Serious structural damage is uncommon — chipmunk tunnels are only about 2 inches wide. The realistic risk is localized: soil washing into tunnels beside a retaining wall, stoop, or walkway can cause settling over years. Persistent burrowing at a wall is worth excluding with buried hardware cloth.
How many chipmunks are in my yard?
Probably only a few. Chipmunks are territorial, and typical densities run around 2–4 animals per acre. Several holes don't mean several animals — each burrow system has a main entrance plus escape holes.
How do I tell a chipmunk hole from a rat hole?

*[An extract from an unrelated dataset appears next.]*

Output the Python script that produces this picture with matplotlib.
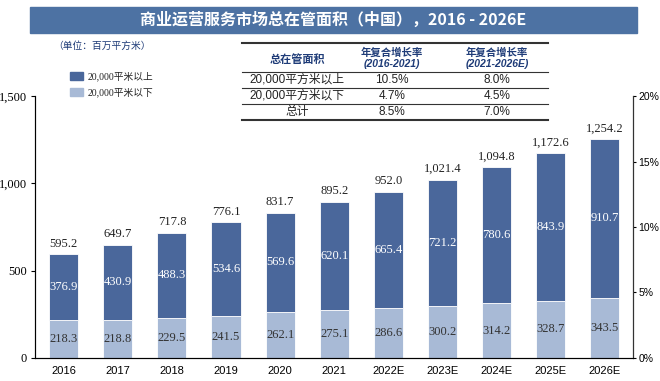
import matplotlib.pyplot as plt
from matplotlib.patches import Rectangle

plt.rcParams['font.family'] = ['Liberation Serif', 'Noto Sans CJK SC', 'DejaVu Sans']

years = ['2016', '2017', '2018', '2019', '2020', '2021',
         '2022E', '2023E', '2024E', '2025E', '2026E']
above_20k = [376.9, 430.9, 488.3, 534.6, 569.6, 620.1, 665.4, 721.2, 780.6, 843.9, 910.7]
below_20k = [218.3, 218.8, 229.5, 241.5, 262.1, 275.1, 286.6, 300.2, 314.2, 328.7, 343.5]
totals = [595.2, 649.7, 717.8, 776.1, 831.7, 895.2, 952.0, 1021.4, 1094.8, 1172.6, 1254.2]

table_header = ['总在管面积', '年复合增长率\n(2016-2021)', '年复合增长率\n(2021-2026E)']
table_rows = [['20,000平方米以上', '10.5%', '8.0%'],
              ['20,000平方米以下', '4.7%', '4.5%'],
              ['总计', '8.5%', '7.0%']]

dark = '#4a679b'
light = '#a8bad6'
navy = '#1f3c78'
sans = ['Liberation Sans', 'Noto Sans CJK SC']
cjk = ['Liberation Serif', 'Noto Sans CJK SC']

fig = plt.figure(figsize=(6.6, 3.81), dpi=100)
ax = fig.add_axes([0.053, 0.0604, 0.906, 0.6876])

x = range(len(years))
w = 0.54
ax.bar(x, below_20k, w, color=light, edgecolor='white', linewidth=0.6)
ax.bar(x, above_20k, w, bottom=below_20k, color=dark, edgecolor='white', linewidth=0.6)

for i in x:
    ax.text(i, below_20k[i] / 2, f'{below_20k[i]:.1f}', ha='center', va='center',
            fontsize=9, color='#333333')
    ax.text(i, below_20k[i] + above_20k[i] / 2, f'{above_20k[i]:.1f}', ha='center',
            va='center', fontsize=9, color='white')
    ax.text(i, totals[i] + 25, f'{totals[i]:,.1f}', ha='center', va='bottom',
            fontsize=9, color='#222222')

ax.set_xlim(-0.53, 10.52)
ax.set_ylim(0, 1500)
ax.set_yticks([0, 500, 1000, 1500])
ax.set_yticklabels(['0', '500', '1,000', '1,500'], fontsize=9)
ax.set_xticks(list(x))
ax.set_xticklabels(years, fontsize=8, family=sans)
ax.tick_params(axis='x', length=0, pad=6)
ax.tick_params(axis='y', length=3, pad=3)
ax.spines['top'].set_visible(False)
ax.spines['left'].set_color('#333333')
ax.spines['bottom'].set_color('#333333')

ax2 = ax.twinx()
ax2.set_ylim(0, 0.20)
ax2.set_yticks([0, 0.05, 0.10, 0.15, 0.20])
ax2.set_yticklabels(['0%', '5%', '10%', '15%', '20%'], fontsize=7.5, family=sans)
ax2.tick_params(axis='y', length=2.5, pad=1.5)
ax2.spines['top'].set_visible(False)
ax2.spines['right'].set_color('#333333')

# title banner
fig.patches.append(Rectangle((30 / 660, 1 - 33 / 381), 607 / 660, 26 / 381,
                             transform=fig.transFigure, color='#4d72a3', zorder=0))
fig.text(333 / 660, 1 - 20 / 381, '商业运营服务市场总在管面积（中国），2016 - 2026E',
         ha='center', va='center', color='white', fontsize=11.5, fontweight='bold',
         family=['Noto Sans CJK SC'])

fig.text(53 / 660, 1 - 46 / 381, '（单位：百万平方米）', ha='left', va='center',
         fontsize=7, color=navy, family=cjk)

# legend
for yy, col, lab in [(76, dark, '20,000平米以上'), (92, light, '20,000平米以下')]:
    fig.patches.append(Rectangle((70 / 660, 1 - (yy + 4) / 381), 13 / 660, 8 / 381,
                                 transform=fig.transFigure, color=col))
    fig.text(88 / 660, 1 - yy / 381, lab, ha='left', va='center', fontsize=7,
             color='#222222', family=cjk)

# growth table
x0, x1 = 242 / 660, 548 / 660
col_x = [297, 392, 497]
line_y = [43, 72, 88, 104, 120]
for k, ly in enumerate(line_y):
    lw = 1.5 if k in (0, 4) else 0.8
    fig.add_artist(plt.Line2D([x0, x1], [1 - ly / 381] * 2, transform=fig.transFigure,
                              color='#333333', linewidth=lw))
fig.text(col_x[0] / 660, 1 - 60 / 381, table_header[0], ha='center', va='center',
         fontsize=8, color=navy, fontstyle='italic', fontweight='bold',
         family=['Noto Sans CJK SC'])
for j in (1, 2):
    fig.text(col_x[j] / 660, 1 - 58 / 381, table_header[j], ha='center', va='center',
             fontsize=7.5, color=navy, fontstyle='italic', fontweight='bold',
             family=['Liberation Sans', 'Noto Sans CJK SC'], linespacing=1.1)
row_y = [80, 96, 112]
for r, row in enumerate(table_rows):
    for j, val in enumerate(row):
        fig.text(col_x[j] / 660, 1 - row_y[r] / 381, val, ha='center', va='center',
                 fontsize=8.5, color='#222222',
                 family=sans if j else ['Liberation Sans', 'Noto Sans CJK SC'])

fig.savefig('out.png', dpi=100)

Cleanliness and timing. Chipmunk holes are tidy with zero soil around them and daytime traffic; rat burrows have a fan of excavated dirt, a smooth, greasy-worn entrance, and nighttime activity, usually near garbage, compost, or a food source.
Do chipmunks get into houses?
Occasionally one wanders into a garage or basement through an open door or gap, but unlike mice they don't nest indoors on purpose. Open a door along its likely exit path and give it quiet, and it will usually leave on its own within hours.